Sebelumnya, pada Senin, 22 Januari, pihak berwenang telah memperluas perimeter zona larangan masuk dan melintas sejauh 8 km dari kaki Gunung Mayon.

Perluasan zona perimeter itu juga dilengkapi imbauan bahaya akan adanya letusan dahsyat dan lava piroklastik dari Gunung Mayon yang dapat terjadi dalam hitungan jam atau hari -- hingga akhirnya benar-benar terjadi pada Selasa malam waktu setempat.

Lebih dari 56.000 Warga Dievakuasi

Pemandangan saat Lava Panas Menuruni Puncak Gunung Mayon Filipina
Pemandangan saat lava panas menuruni puncak Gunung Mayon yang berada di Kota Legazpi, Provinsi Albay, Filipina, Selasa (23/1). (AP Photo/Bullit Marquez)

Pada hari yang sama, otoritas setempat juga telah mengevakuasi sedikitnya 56.217 penduduk di sekitar Gunung Mayon ke 46 kamp (kemah) penampungan yang aman.

Proses evakuasi dibantu oleh polisi, tentara, dan aparatur sipil setempat.

Kendati demikian, meski Gunung Mayon menunjukkan tanda-tanda peningkatan aktivitas vulkanis, sejumlah warga yang telah diungsikan dilaporkan masih berusaha untuk kembali ke rumah masing-masing.

Cedric Daep, seorang pejabat penanggulangan bencana provinsi setempat, mengatakan dalam sebuah konferensi pers bahwa ia telah menyarankan pihak berwenang setempat agar pasokan listrik dan air bersih di dalam zona larangan diputus untuk sementara, guna mencegah penduduk kembali ke rumah masing-masing.

"Jika aliran piroklastik melanda orang, tidak ada kesempatan untuk hidup," kata Daep.

"Jangan sampai kita melanggar hukum alam, hindari zona terlarang, karena jika Anda melanggar, kematian jadi ganjarannya."

Lebih dari 30.000 masker abu, bersama dengan makanan, air, dan obat-obatan telah dikirim ke kamp-kamp penampungan warga.

Akan tetapi, para pejabat telah memperingatkan bahwa pasokan bantuan dapat habis pada pertengahan Februari jika letusan berlanjut dan persediaan baru tidak sampai pada waktunya.

Aktivitas Paling Parah pada 1814

Gunung Mayon di Filipina
Gunung Mayon di Filipina mengeluarkan gumpalan asap raksasa terlihat dari Camalig, selatan Manila, Senin (22/1).
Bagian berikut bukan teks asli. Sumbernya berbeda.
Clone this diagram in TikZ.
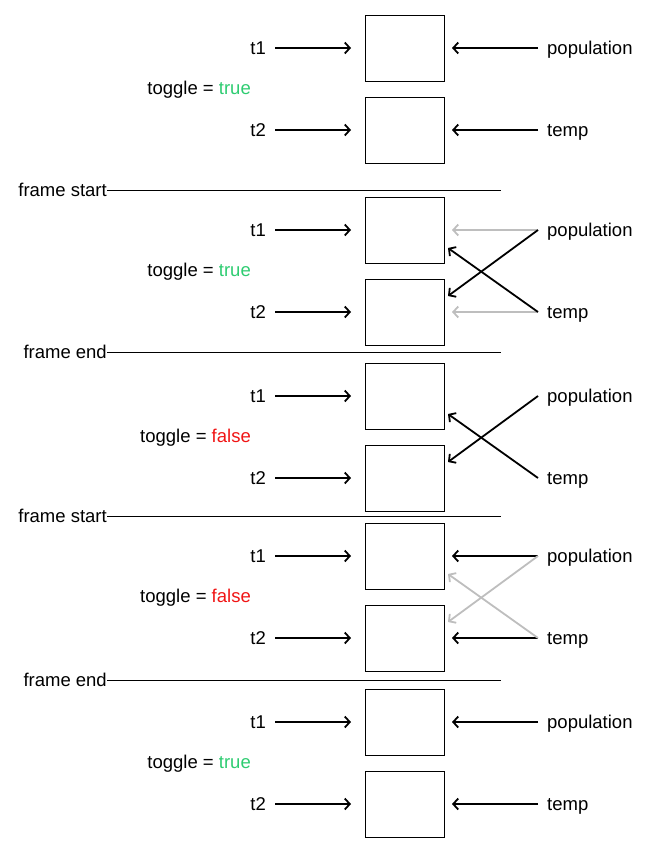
\documentclass[tikz,border=0pt]{standalone}
\usepackage{fontspec}
\setmainfont{Liberation Sans}
\usetikzlibrary{arrows.meta}
\definecolor{tgreen}{RGB}{46,204,113}
\definecolor{tred}{RGB}{240,20,20}
\definecolor{faint}{RGB}{190,190,190}
\tikzset{
  x=1pt,y=-1pt,
  regbox/.style={draw,line width=1pt,minimum width=79pt,minimum height=66pt,inner sep=0pt,outer sep=0pt},
  lbl/.style={font=\fontsize{18.5}{22}\selectfont,inner sep=0pt,text height=12pt,text depth=0pt},
  arr/.style={line width=1.8pt,-{Straight Barb[length=5pt,width=11pt,line width=1.8pt]}},
  inarr/.style={arr,shorten <=9pt,shorten >=14pt},
  rarr/.style={arr,shorten >=8pt},
  frameline/.style={line width=1pt},
}
\begin{document}
\begin{tikzpicture}
\useasboundingbox (0,0) rectangle (658,862);
% sections: top, toggle text, straight colour, cross colour
\foreach \i/\top/\tog/\sc/\cc in {1/15/{toggle = \textcolor{tgreen}{true}}/black/none,
                                   2/197/{toggle = \textcolor{tgreen}{true}}/faint/black,
                                   3/363/{toggle = \textcolor{tred}{false}}/none/black,
                                   4/523/{toggle = \textcolor{tred}{false}}/black/faint,
                                   5/689/{toggle = \textcolor{tgreen}{true}}/black/none}{
  \pgfmathsetmacro{\ya}{\top+33}
  \pgfmathsetmacro{\yb}{\top+115}
  \pgfmathsetmacro{\yt}{\top+73}
  \node[regbox] (ba\i) at (404.5,\ya) {};
  \node[regbox] (bb\i) at (404.5,\yb) {};
  \node[lbl,anchor=east] (ta\i) at (266,\ya) {t1};
  \node[lbl,anchor=east] (tb\i) at (266,\yb) {t2};
  \node[lbl,anchor=west] (pa\i) at (547,\ya) {population};
  \node[lbl,anchor=west] (pb\i) at (547,\yb) {temp};
  \node[lbl,anchor=east] (tg\i) at (251,\yt) {\tog};
  \coordinate (sa\i) at ([xshift=-9pt]pa\i.west);
  \coordinate (sb\i) at ([xshift=-9pt]pb\i.west);
  \draw[inarr] (ta\i.east) -- (ba\i.west);
  \draw[inarr] (tb\i.east) -- (bb\i.west);
  \ifx\sc\none\else
    \draw[rarr,draw=\sc] (sa\i) -- (ba\i.east);
    \draw[rarr,draw=\sc] (sb\i) -- (bb\i.east);
  \fi
  \ifx\cc\none\else
    \coordinate (ca\i) at ([xshift=4pt,yshift=16pt]bb\i.east);
    \coordinate (cb\i) at ([xshift=4pt,yshift=-18pt]ba\i.east);
    \draw[arr,draw=\cc] (sa\i) -- (ca\i);
    \draw[arr,draw=\cc] (sb\i) -- (cb\i);
  \fi
}
% frame lines
\node[lbl,anchor=east] (fs1) at (107,190) {frame start};
\node[lbl,anchor=east] (fe1) at (107,352) {frame end};
\node[lbl,anchor=east] (fs2) at (107,516) {frame start};
\node[lbl,anchor=east] (fe2) at (107,680) {frame end};
\coordinate (fs1r) at (501,190);
\coordinate (fe1r) at (501,352);
\coordinate (fs2r) at (501,516);
\coordinate (fe2r) at (501,680);
\draw[frameline] (fs1.east) -- (fs1r);
\draw[frameline] (fe1.east) -- (fe1r);
\draw[frameline] (fs2.east) -- (fs2r);
\draw[frameline] (fe2.east) -- (fe2r);
\end{tikzpicture}
\end{document}
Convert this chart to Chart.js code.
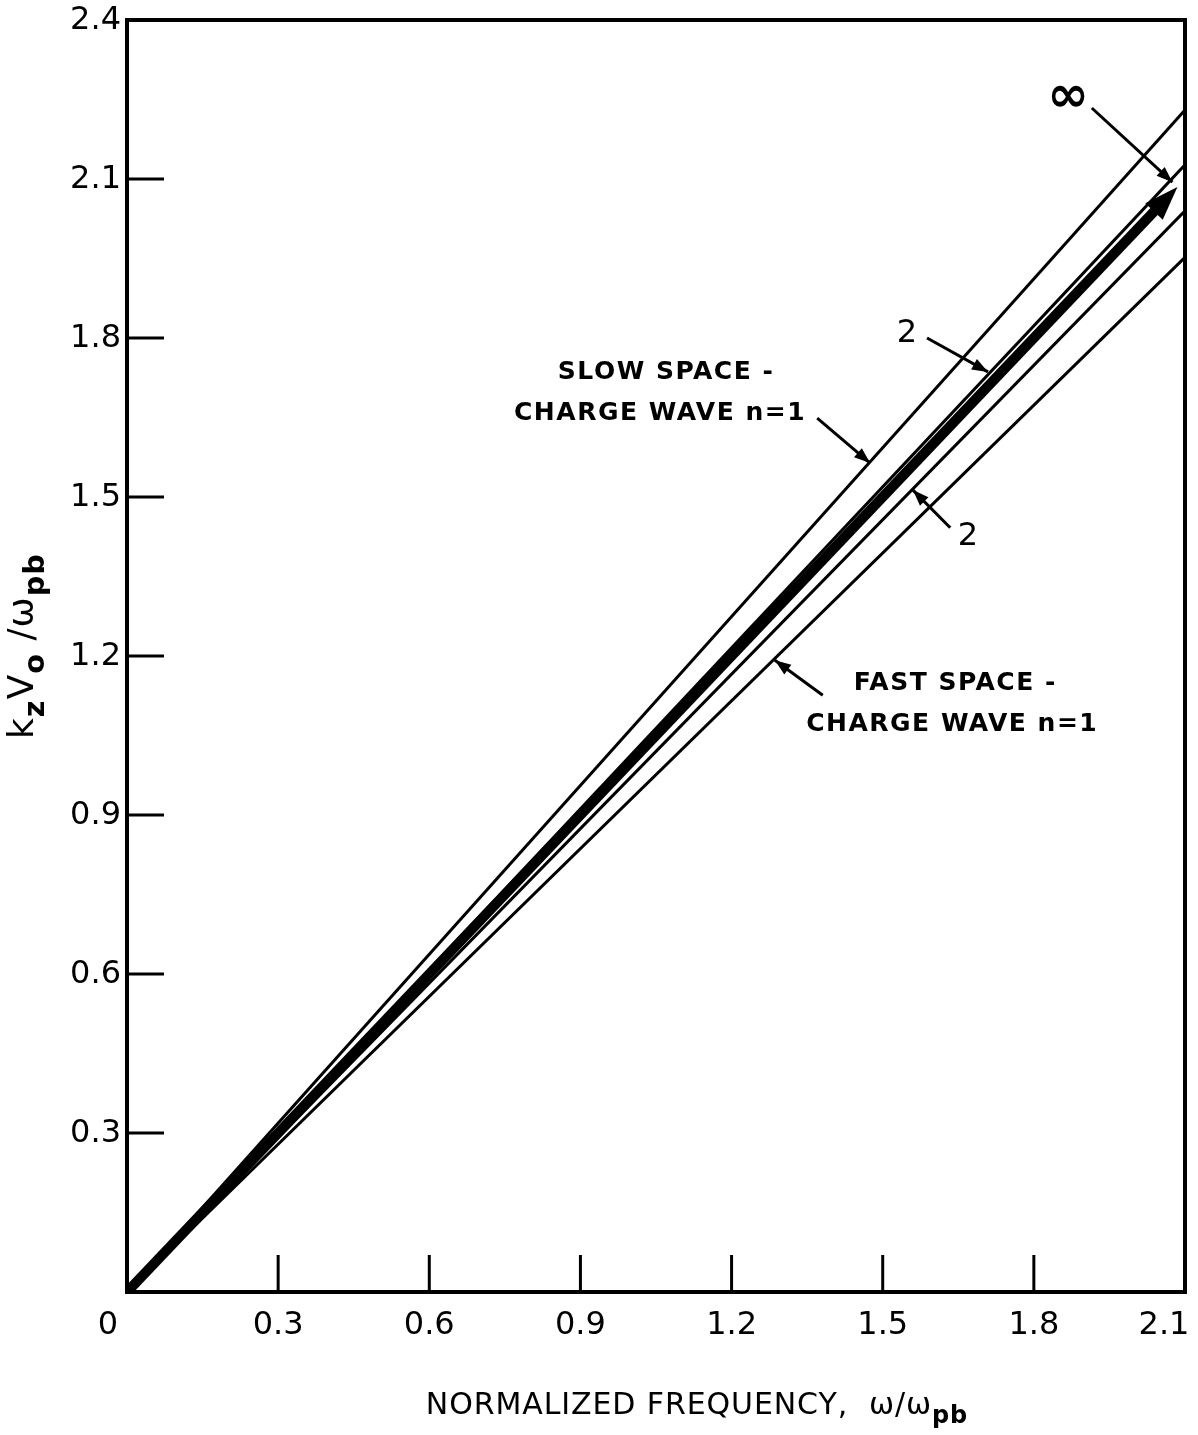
<!DOCTYPE html>
<html>
<head>
<meta charset="utf-8">
<script src="https://cdn.jsdelivr.net/npm/chart.js@4.4.0/dist/chart.umd.min.js"></script>
<style>
body { margin: 0; background: #fff; }
#wrap { width: 1198px; height: 1435px; }
</style>
</head>
<body>
<div id="wrap"><canvas id="myChart" width="1198" height="1435"></canvas></div>
<script>
// line end points (omega/omega_pb -> kz v0/omega_pb), all start at the origin
const freqEnds = [0, 2.1];
const slowN1 = [0, 2.23];
const slowN2 = [0, 2.127];
const fastN2 = [0, 2.04];
const fastN1 = [0, 1.952];
const infFreq = [0, 2.04];
const infK = [0, 2.04];
const infTip = [2.085, 2.085];

const xTicks = [0.3, 0.6, 0.9, 1.2, 1.5, 1.8];
const xTickLabels = [[0, '0'], [0.3, '0.3'], [0.6, '0.6'], [0.9, '0.9'], [1.2, '1.2'], [1.5, '1.5'], [1.8, '1.8'], [2.1, '2.1']];
const yTicks = [0.3, 0.6, 0.9, 1.2, 1.5, 1.8, 2.1];
const yTickLabels = ['0.3', '0.6', '0.9', '1.2', '1.5', '1.8', '2.1', '2.4'];
const yTickValues = [0.3, 0.6, 0.9, 1.2, 1.5, 1.8, 2.1, 2.4];

// callouts, in data units
const callouts = [
    { from: [1.915, 2.234], to: [2.075, 2.094] },
    { from: [1.588, 1.800], to: [1.709, 1.736] },
    { from: [1.370, 1.649], to: [1.475, 1.564] },
    { from: [1.634, 1.442], to: [1.560, 1.513] },
    { from: [1.381, 1.126], to: [1.286, 1.192] }
];
const notes = [
    { text: '\u221E', at: [1.868, 2.252], size: 50, bold: true, sp: 0 },
    { text: '2', at: [1.548, 1.809], size: 32, sp: 0 },
    { text: '2', at: [1.669, 1.425], size: 32, sp: 0 },
    { text: 'SLOW SPACE -', at: [1.070, 1.734], size: 25, bold: true, sp: 1.5 },
    { text: 'CHARGE WAVE n=1', at: [1.058, 1.657], size: 25, bold: true, sp: 1.5 },
    { text: 'FAST SPACE -', at: [1.644, 1.149], size: 25, bold: true, sp: 1.5 },
    { text: 'CHARGE WAVE n=1', at: [1.638, 1.070], size: 25, bold: true, sp: 1.5 }
];

function pts(xs, ys) {
    return xs.map((x, i) => ({ x: x, y: ys[i] }));
}

function arrowHead(ctx, x1, y1, x2, y2, len, half) {
    const a = Math.atan2(y2 - y1, x2 - x1);
    ctx.beginPath();
    ctx.moveTo(x2, y2);
    ctx.lineTo(x2 - len * Math.cos(a) + half * Math.sin(a), y2 - len * Math.sin(a) - half * Math.cos(a));
    ctx.lineTo(x2 - len * Math.cos(a) - half * Math.sin(a), y2 - len * Math.sin(a) + half * Math.cos(a));
    ctx.closePath();
    ctx.fill();
}

function setFont(ctx, size, bold) {
    ctx.font = (bold ? 'bold ' : '') + size + 'px "DejaVu Sans"';
}

// centred text made of parts, some of them subscripts
function drawRich(ctx, parts, x, y, size, spacing, bold) {
    ctx.letterSpacing = spacing + 'px';
    ctx.textAlign = 'left';
    let w = 0;
    parts.forEach(p => {
        setFont(ctx, p.sub ? size * 0.8 : size, bold || p.bold);
        w += ctx.measureText(p.t).width;
    });
    let cx = x - w / 2;
    parts.forEach(p => {
        setFont(ctx, p.sub ? size * 0.8 : size, bold || p.bold);
        ctx.fillText(p.t, cx, p.sub ? y + size * 0.35 : y);
        cx += ctx.measureText(p.t).width;
    });
    ctx.letterSpacing = '0px';
}

const decor = {
    id: 'decor',
    afterDatasetsDraw(chart) {
        const ctx = chart.ctx;
        const xs = chart.scales.x, ys = chart.scales.y;
        // arrow head on the thick line
        ctx.save();
        ctx.fillStyle = '#000';
        arrowHead(ctx, xs.getPixelForValue(infFreq[0]), ys.getPixelForValue(infK[0]),
            xs.getPixelForValue(infTip[0]), ys.getPixelForValue(infTip[1]), 34, 12);
        ctx.restore();
    },
    afterDraw(chart) {
        const ctx = chart.ctx;
        const a = chart.chartArea;
        const xs = chart.scales.x, ys = chart.scales.y;
        ctx.save();
        ctx.strokeStyle = '#000';
        ctx.fillStyle = '#000';
        // frame
        ctx.lineWidth = 4;
        ctx.strokeRect(a.left, a.top, a.right - a.left, a.bottom - a.top);
        // inward ticks
        ctx.lineWidth = 3;
        xTicks.forEach(v => {
            const px = xs.getPixelForValue(v);
            ctx.beginPath();
            ctx.moveTo(px, a.bottom);
            ctx.lineTo(px, a.bottom - 37);
            ctx.stroke();
        });
        yTicks.forEach(v => {
            const py = ys.getPixelForValue(v);
            ctx.beginPath();
            ctx.moveTo(a.left, py);
            ctx.lineTo(a.left + 37, py);
            ctx.stroke();
        });
        // tick labels
        ctx.font = '32px "DejaVu Sans"';
        ctx.textBaseline = 'middle';
        ctx.textAlign = 'right';
        yTickLabels.forEach((t, i) => {
            ctx.fillText(t, a.left - 6, ys.getPixelForValue(yTickValues[i]) + 1);
        });
        ctx.textAlign = 'center';
        xTickLabels.forEach(([v, t]) => {
            let px = xs.getPixelForValue(v);
            if (v === 0) px -= 19;
            if (v === 2.1) px -= 21;
            ctx.fillText(t, px, a.bottom + 34);
        });
        // leaders
        ctx.lineWidth = 3;
        callouts.forEach(c => {
            const x1 = xs.getPixelForValue(c.from[0]), y1 = ys.getPixelForValue(c.from[1]);
            const x2 = xs.getPixelForValue(c.to[0]), y2 = ys.getPixelForValue(c.to[1]);
            ctx.beginPath();
            ctx.moveTo(x1, y1);
            ctx.lineTo(x2, y2);
            ctx.stroke();
            arrowHead(ctx, x1, y1, x2, y2, 16, 6);
        });
        // notes
        ctx.textBaseline = 'middle';
        notes.forEach(n => {
            drawRich(ctx, [{ t: n.text }], xs.getPixelForValue(n.at[0]), ys.getPixelForValue(n.at[1]), n.size, n.sp, n.bold);
        });
        // axis titles
        drawRich(ctx, [{ t: 'NORMALIZED FREQUENCY,  \u03C9/\u03C9' }, { t: 'pb', sub: true, bold: true }],
            697, a.bottom + 114, 30, 0.9);
        ctx.translate(30, 646);
        ctx.rotate(-Math.PI / 2);
        drawRich(ctx, [{ t: 'k' }, { t: 'z', sub: true, bold: true }, { t: 'V' }, { t: 'o', sub: true, bold: true }, { t: ' /\u03C9' }, { t: 'pb', sub: true, bold: true }],
            0, -6, 36, 1);
        ctx.restore();
    }
};

const thin = { borderColor: '#000', borderWidth: 3, pointRadius: 0, showLine: true, fill: false };

const config = {
    type: 'scatter',
    data: {
        datasets: [
            Object.assign({ label: 'Slow n=1', data: pts(freqEnds, slowN1) }, thin),
            Object.assign({ label: 'Slow n=2', data: pts(freqEnds, slowN2) }, thin),
            Object.assign({ label: 'Fast n=2', data: pts(freqEnds, fastN2) }, thin),
            Object.assign({ label: 'Fast n=1', data: pts(freqEnds, fastN1) }, thin),
            Object.assign({}, thin, { label: 'n = infinity', data: pts(infFreq, infK), borderWidth: 10 })
        ]
    },
    options: {
        responsive: false,
        animation: false,
        devicePixelRatio: 1,
        layout: { padding: { left: 127, right: 13, top: 20, bottom: 143 } },
        scales: {
            x: { type: 'linear', min: 0, max: 2.1, display: false },
            y: { type: 'linear', min: 0, max: 2.4, display: false }
        },
        plugins: { legend: { display: false }, tooltip: { enabled: false } }
    },
    plugins: [decor]
};

const myChart = new Chart(document.getElementById('myChart'), config);
</script>
</body>
</html>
Status level 4 menandakan bahwa letusan gunung akan terjadi dalam waktu dekat. (AP Photo/Earl Recamunda)

Gunung Mayon merupakan destinasi populer bagi kalangan pendaki dan turis. Namun, gunung vulkanis itu dilaporkan sering aktif. Menurut catatan, gunung yang terletak di Provinsi Albay itu telah meletus sekitar 50 kali dalam 500 tahun terakhir.

Pada 2013, sebuah letusan abu membunuh lima pendaki yang nekat berkelana di dekat puncak meski telah dilarang.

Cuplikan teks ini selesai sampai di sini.